The rocket's position vector rr just has two components, the rocket's x-coordinate and its y-coordinate, or (xr, yr). So if you figure out rr^2 and |rr| as a function of the vector's components, you can see that they will depend on both the x-coordinate and the y-coordinate--that's all they mean when they say "be aware that their y co-ords will have an effect on the gravitational force felt in the x direction".

 

[Hoofbeat]

Thanks, yes I did mean that sorry! Was very stressed and panicky as had been trying to write the program all day and was in desperate need to write the msg before I had a Physics tutorial and then a training session straight after.

One more question...I asked someone else for advice on the same problem and they quoted the following:

"Mathemactically, rr^2 = |rr|^2.cos(rr,rr) = |rr|^2.cos0 = |rr|^2. So you're right, it means modulus squared.

xr/|rr| = cos(rr, Ox) where (rr, Ox) is the angle between rr and x positive coordinate.

Therefore, if we consider the force acts on the Rocket by the Earth due to x axis
Fe = [GMem/rr^2] .cos(rr, Ox) = [GMem/rr^2].xr/|rr|
where m is mass of the Rocket"

So obviously, they agree with you (and me!) that rr^2 is the same as the modulus squared. However, they suggest using angles and cosines when considering the force/acceleration! I didn't think this would really be necessay as the vector equations give the directions so surely I don't have to resolve them as well?

 

[JesseM]

Thanks, yes I did mean that sorry! Was very stressed and panicky as had been trying to write the program all day and was in desperate need to write the msg before I had a Physics tutorial and then a training session straight after.

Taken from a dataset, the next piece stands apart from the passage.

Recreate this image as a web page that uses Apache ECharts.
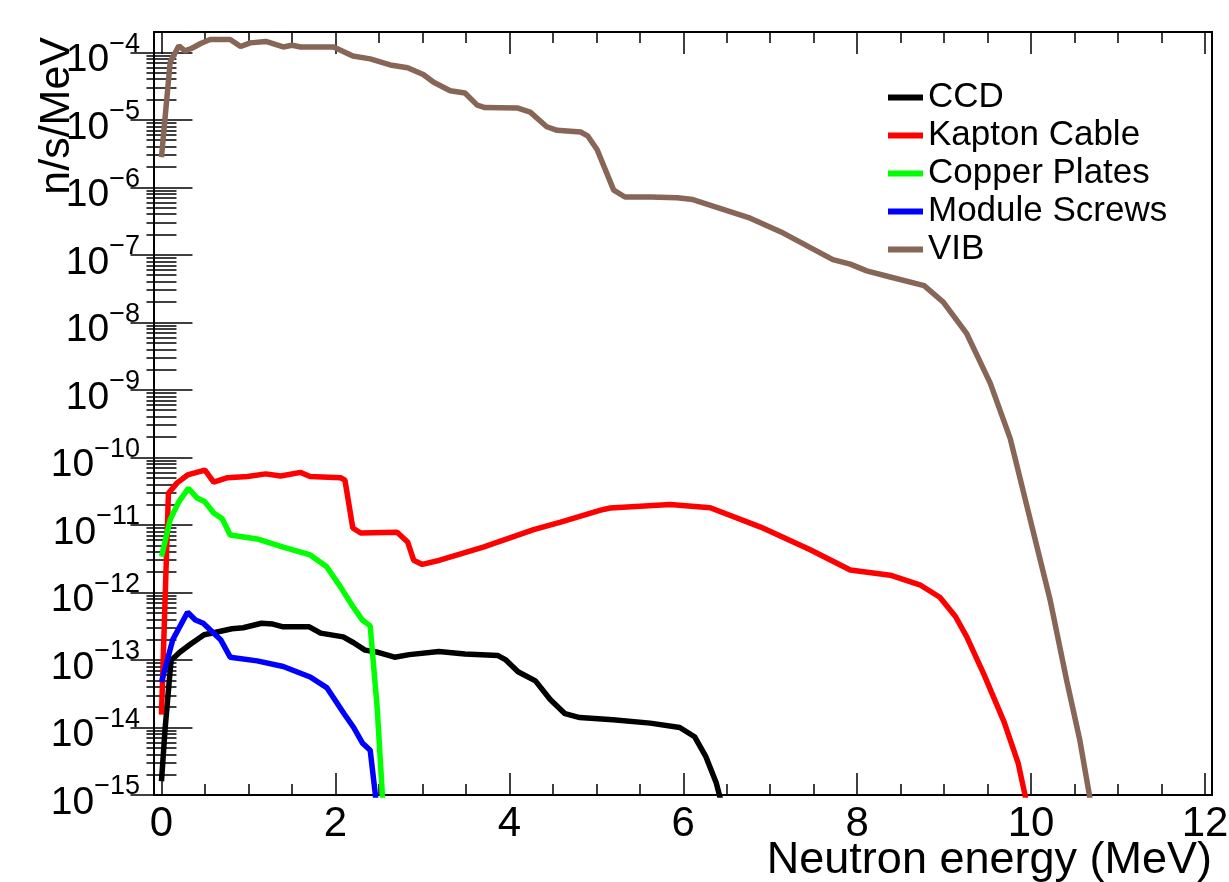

One more question...I asked someone else for advice on the same problem and they quoted the following:

"Mathemactically, rr^2 = |rr|^2.cos(rr,rr) = |rr|^2.cos0 = |rr|^2. So you're right, it means modulus squared.

xr/|rr| = cos(rr, Ox) where (rr, Ox) is the angle between rr and x positive coordinate.

Therefore, if we consider the force acts on the Rocket by the Earth due to x axis
Fe = [GMem/rr^2] .cos(rr, Ox) = [GMem/rr^2].xr/|rr|
where m is mass of the Rocket"

So obviously, they agree with you (and me!) that rr^2 is the same as the modulus squared. However, they suggest using angles and cosines when considering the force/acceleration! I didn't think this would really be necessay as the vector equations give the directions so surely I don't have to resolve them as well?

Right, the equation already takes care of resolving the force into components. The idea of the equation is that the ratio (component of total force from Earth along x-axis)/(total force from earth) will be equal to the ratio (distance from Earth along the x-axis)/(total distance from earth)...so, just multiply both sides by the total force from earth, and you get (component of total force from Earth along x-axis) = (total force from earth)*[(distance from Earth along x-axis)/(total distance from earth)], or Fe*(xr/|rr|). You can see that those two ratios must be equal, because the total force vector and the total distance vector are parallel to each other, so if you make a right triange with the total force as the hypotenuse and the x-component and y-component of the force as the other two sides, it will look just like a right triangle with the total distance vector as the hypotenuse and the x-component and y-component of the distance as the other two sides...if two right triangles are similar, the ratio of the hypotenuse and the side along the x-axis will be the same for both. For a right triangle you could also find the length of the side along the x-axis by multiplying the length of the hypotenuse by the cosine of the angle the hypotenuse makes with the x-axis, but if you already know the ratio between xr and |rr| then you can just use the equal-ratio assumption to find the force along the x-axis.